The Informer also met with Ericsson’s Semir Majoub, responsible for spearheading the firm’s recently announced move into the mobile financial services market. While Ericsson is partnered with an unnamed financial player for the time being, Majoub said the firm hadn’t ruled out the possibility that it might apply for its own financial services licence. “If we see that there is a value or need for us to get a licence then we will do it,” he said.
While the Informer is name dropping, he must also tell you that there will be a video interview with Ericsson CTO Håkan Eriksson going up on telecoms.com next week, and the Informer also went on a bus ride with Hossein Moiin, CTO of Nokia Siemens Networks where he got to experience the TDD and FDD flavours of LTE in a drive test. Moiin seemed blown away by the set up, which was a co-operation between NSN, Huawei, China Mobile and Vodafone. It was very cool.

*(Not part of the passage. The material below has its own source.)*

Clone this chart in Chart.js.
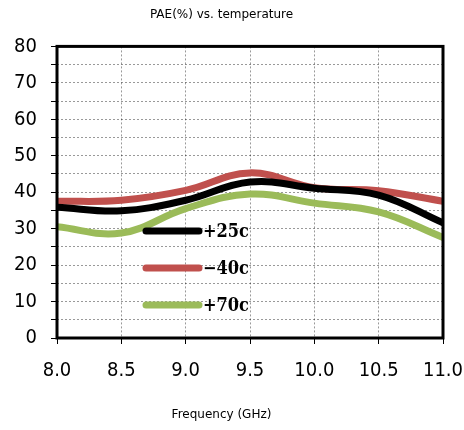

The Informer got to watch streaming HD video in 3D over the air.
One late piece of news to emerge is that German carrier E-Plus is to work with ZTE and China Mobile on a trial of TD-LTE in the 2.6GHz spectrum that E-Plus won in last year’s auctions.
So another MWC is behind us. Some things change, and some things don’t – the Cboss stand falling into the latter category. When you’re at the show it’s difficult to get a feel for everything that’s going on but there was one thing that stood out for the Informer this year, which was that hardly anyone was talking about Apple. The price of staying away, perhaps?